For once the cameras started to roll, the Arab participants - at least those who were willing to tolerate the presence of a small Israeli delegation and did not back out at the last minute like the delegates from Iran and Bahrain - were grandstanding for their home audiences, competing with themselves about whose tone could be more strident, angry and uncompromising on Israel.

And it wasn't only the Arabs. Alexei Vasilyev, director of the Institute of African Studies of the Russian Academy of Sciences, said the time had come for the region to have a "collective solution imposed on it." He added that the solution he advocated was a one-state one.

All of which led Maj.-Gen (res.) Yaakov Amidror - one of the Israeli delegation that also included Gershon Baskin, co-director of the Israel/Palestine Center for Research and Information, and Efraim Inbar, director of the Begin-Sadat (BESA) Center for Strategic Studies at Bar-Ilan University - to comment during the conference's opening session that if the participants, including the Russians, wondered why Israel never wanted to attend international peace conferences like the much touted and proposed Moscow Conference, all they needed to do was look around the room and hear themselves talk.

"If you think the Israelis are stupid enough to go to places where all are against us, you have to change all your attitudes," Amidror said with characteristic candor. There was nothing new in the proceedings, he said, just the "same old slogans."

ISRAEL, HOWEVER, would do well to pay close attention to at least one of these slogans, because it is being heard again and again, and is gaining traction: That there is the need for a more international approach to the conflict. According to this narrative, one also adhered to by the Israeli Left which Baskin represented, since it was obvious that the parties themselves could not reach an agreement, outside actors were needed to come and actively push them there.

This is a theme becoming increasingly dominant in discussion about the Middle East, especially at a time when the Obama administration's initial thrust into the area has hit a wall.

This theme was evident in the Swedish effort earlier this month to pass a EU resolution that would have essentially declared that a solution to the Jerusalem question would necessitate dividing the city, with east Jerusalem as the capital of a Palestinian state.

The theme was repeated when the new EU foreign policy chief, Catherine Ashton, in her maiden address to the European parliament last week, called for a much stronger role for the Quartet, made up of the US, EU, Russia and the UN.

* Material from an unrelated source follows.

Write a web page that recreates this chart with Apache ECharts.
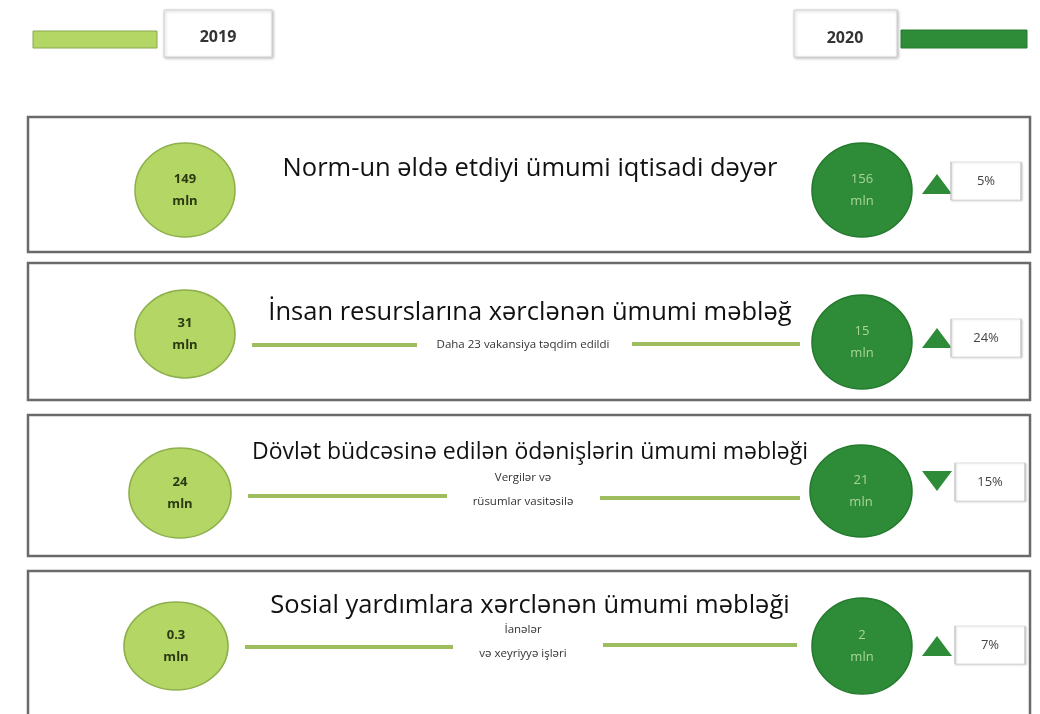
<!DOCTYPE html>
<html>
<head>
<meta charset="utf-8">
<script src="https://cdn.jsdelivr.net/npm/echarts@6/dist/echarts.min.js"></script>
<style>
  html, body { margin: 0; padding: 0; background: #fff; }
  #main { width: 1040px; height: 714px; }
</style>
</head>
<body>
<div id="main"></div>
<script>
// data
const years = ['2019', '2020'];
const titles = [
  'Norm-un əldə etdiyi ümumi iqtisadi dəyər',
  'İnsan resurslarına xərclənən ümumi məbləğ',
  'Dövlət büdcəsinə edilən ödənişlərin ümumi məbləği',
  'Sosial yardımlara xərclənən ümumi məbləği'
];
const notes = ['', 'Daha 23 vakansiya təqdim edildi', 'Vergilər və\nrüsumlar vasitəsilə', 'İanələr\nvə xeyriyyə işləri'];
const values2019 = ['149', '31', '24', '0.3'];
const values2020 = ['156', '15', '21', '2'];
const changes = ['5%', '24%', '15%', '7%'];
const directions = ['up', 'up', 'down', 'up'];
const unit = 'mln';

// layout (pixel space)
const panels = [[28, 117, 1002, 135], [28, 263, 1002, 137], [28, 415, 1002, 141], [28, 571, 1002, 160]];
const leftX = [185, 185, 180, 176];
const leftY = [190, 334, 493, 646];
const rightX = [862, 862, 861, 862];
const rightY = [190, 342, 491, 646];
const leftSize = [[100, 94], [100, 88], [102, 90], [104, 88]];
const rightSize = [[100, 94], [100, 94], [102, 92], [100, 96]];
const titleY = [169, 313, 452, 606];
const titleSize = [25.5, 25.5, 23, 25.5];
const noteY = [0, 345, 490, 642];
const arrowY = [184, 338, 481, 646];
const boxX = [986, 986, 990, 990];
const boxY = [181, 338, 482, 645];
const connectors = [
  null,
  [[252, 345], [417, 345], [632, 344], [800, 344]],
  [[248, 496], [447, 496], [600, 498], [800, 498]],
  [[245, 647], [453, 647], [603, 645], [797, 645]]
];

const light = '#b3d665';
const dark = '#2e8b37';

const chart = echarts.init(document.getElementById('main'));

const graphics = [];
panels.forEach(p => {
  graphics.push({
    type: 'rect', shape: { x: p[0], y: p[1], width: p[2], height: p[3] },
    style: { fill: '#fff', stroke: '#6a6a6a', lineWidth: 2.5 }, z: -1
  });
});
// legend boxes
graphics.push(
  { type: 'rect', shape: { x: 33, y: 31, width: 124, height: 17 }, style: { fill: light, stroke: '#8aa84e', lineWidth: 1 } },
  { type: 'rect', shape: { x: 164, y: 10, width: 108, height: 47 }, style: { fill: '#fff', stroke: '#d2d2d2', lineWidth: 1, shadowColor: 'rgba(0,0,0,0.25)', shadowBlur: 3, shadowOffsetX: 1, shadowOffsetY: 1 } },
  { type: 'text', x: 218, y: 37, style: { text: years[0], fill: '#333', font: 'bold 16px "Open Sans"', textAlign: 'center', textVerticalAlign: 'middle' } },
  { type: 'rect', shape: { x: 794, y: 10, width: 103, height: 47 }, style: { fill: '#fff', stroke: '#d2d2d2', lineWidth: 1, shadowColor: 'rgba(0,0,0,0.25)', shadowBlur: 3, shadowOffsetX: 1, shadowOffsetY: 1 } },
  { type: 'text', x: 845, y: 38, style: { text: years[1], fill: '#333', font: 'bold 16px "Open Sans"', textAlign: 'center', textVerticalAlign: 'middle' } },
  { type: 'rect', shape: { x: 901, y: 30, width: 126, height: 18 }, style: { fill: dark, stroke: '#267a2e', lineWidth: 1 } }
);
titles.forEach((t, i) => {
  graphics.push({
    type: 'text', x: 530, y: titleY[i],
    style: { text: t, fill: '#111', font: titleSize[i] + 'px "Open Sans"', textAlign: 'center', textVerticalAlign: 'middle' }
  });
  if (notes[i]) {
    graphics.push({
      type: 'text', x: 523, y: noteY[i],
      style: { text: notes[i], fill: '#333', font: '11.5px "Open Sans"', textAlign: 'center', textVerticalAlign: 'middle', lineHeight: 24 }
    });
  }
});

const lineData = [];
connectors.forEach(c => {
  if (!c) return;
  lineData.push({ coords: [c[0], c[1]] }, { coords: [c[2], c[3]] });
});

chart.setOption({
  animation: false,
  grid: { left: 0, right: 0, top: 0, bottom: 0 },
  xAxis: { type: 'value', min: 0, max: 1040, show: false },
  yAxis: { type: 'value', min: 0, max: 714, inverse: true, show: false },
  graphic: graphics,
  series: [
    {
      type: 'lines', coordinateSystem: 'cartesian2d', z: 2,
      lineStyle: { color: '#9dbd5e', width: 4, opacity: 1 },
      data: lineData
    },
    {
      name: years[0], type: 'scatter', symbol: 'circle', z: 3,
      itemStyle: { color: light, borderColor: '#8db04c', borderWidth: 1.5, opacity: 1 },
      label: { show: true, position: 'inside', color: '#2b3a12', fontSize: 13, fontWeight: 'bold', lineHeight: 22, fontFamily: 'Open Sans' },
      data: values2019.map((v, i) => ({ value: [leftX[i], leftY[i]], symbolSize: leftSize[i], label: { formatter: v + '\n' + unit } }))
    },
    {
      name: years[1], type: 'scatter', symbol: 'circle', z: 3,
      itemStyle: { color: dark, borderColor: '#237a2c', borderWidth: 1.5, opacity: 1 },
      label: { show: true, position: 'inside', color: '#a9d59a', fontSize: 13, lineHeight: 22, fontFamily: 'Open Sans' },
      data: values2020.map((v, i) => ({ value: [rightX[i], rightY[i]], symbolSize: rightSize[i], label: { formatter: v + '\n' + unit } }))
    },
    {
      type: 'scatter', symbol: 'triangle', z: 3,
      itemStyle: { color: dark, opacity: 1 },
      data: directions.map((d, i) => ({ value: [937, arrowY[i]], symbolSize: [30, 20], symbolRotate: d === 'up' ? 0 : 180 }))
    },
    {
      type: 'scatter', symbol: 'rect', z: 3,
      itemStyle: { color: '#fff', borderColor: '#c4c4c4', borderWidth: 1, opacity: 1, shadowColor: 'rgba(0,0,0,0.15)', shadowBlur: 2, shadowOffsetX: 1, shadowOffsetY: 1 },
      label: { show: true, position: 'inside', color: '#444', fontSize: 13, fontFamily: 'Open Sans' },
      data: changes.map((c, i) => ({ value: [boxX[i], boxY[i]], symbolSize: [70, 38], label: { formatter: c } }))
    }
  ]
});
</script>
</body>
</html>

The theme can also be seen as the main reason why the Palestinians continue to refuse to go to negotiations, holding out the hope that if they don't, the world will eventually step in and dictate a solution.

Just listen to what leading Palestinian officials are saying. Nimer Hammad, PA President Mahmoud Abbas' political adviser, said at the conference that the idea that both sides could solve the conflict "has no basis."

"It is very difficult at this stage to reach a settlement," he said. "There is an Israeli government that talks about negotiations, but is changing the situation on the ground."

The Palestinians, he said, don't believe negotiations will lead to a solution, and that the international community must instead play a central role.

The international community must get involved, he stressed, and not just the US, which he intimated could not be trusted as an honest broker because of the "powerful Jewish lobby."

"What is required is real international participation, all partners of the Quartet. Israel can't say it doesn't want international participation - leave us alone to solve the conflict."

Hammad wants to see the convening as soon as possible of the Moscow Conference, originally conceived as a follow up to the Annapolis conference, which would provide an international framework for negotiations.

"If both sides are not able to solve the conflict then the international community has to do so, because this really affects the stability around the world," he said.

And Hammad's call is not falling on deaf ears. Russia, according to Deputy Foreign Minister Alexander Saltanov, has not abandoned the idea of holding the conference.

"We expect that some steps, which are currently being devised by us and our American partners, and the other Quartet partners, will open possibilities for the restart of the Palestinian-Israeli dialogue, and correspondingly, create favorable conditions for the convocation of the Middle East conference," Saltanov said, adding that the conference could "help really push the Mideast settlement process."

This push is likely to come in the form of the Quartet putting forward a framework agreement that would serve as the basis for negotiations. This idea was articulated by Yevgeny Primakov, one of the leading Middle East authorities in Russia who has served variously as the country's prime minster, former minister and head of its intelligence agency. Primakov said that the unsettled conflicts in the Middle East produce terrorism and fundamentalism, threatening the entire world.

As a result, he said, it is incumbent for the world to get involved and break the deadlock. He called for the Quartet to work on a "framework document" dealing with all the parameters of the issues, and then the establishment of a "monitoring process" to monitor Israeli-Palestinian negotiations on this framework, and the implementation of their obligations under the agreements.

"The framework format of the Quartet would serve as the basis for the negotiations which should be limited in time," he said.

Primakov laid out what he felt should be the parameters of the framework: The creation of a Palestinian state based on the 1967 lines with agreed upon alterations; the refugee issue to be solved through compensation payments and repatriation to a future Palestinian state, albeit with an Israeli agreement to take in a certain "quotas;" and Jerusalem as the capital of both states.

"Syria must be included in the process or else Syria will move even closer to Iran," he added. "Syria must be included and our Israeli colleagues must understand this."

What is more important for Primakov's Israeli colleagues to understand, however, is that while his thinking about "frameworks" and "monitoring mechanisms," may not be formal Russian policy yet, it is a strong trend, and not only in Russia, but in the EU as well.

Diplomatic history in this region teaches that in the absence of any real movement in the political process, other actors will step in and try to fill the vacuum by imposing their own solutions to the conflict. The Russian-sponsored conference in Jordan was a signal that these efforts are once again picking up speed. Israel would ignore these signals at its own peril.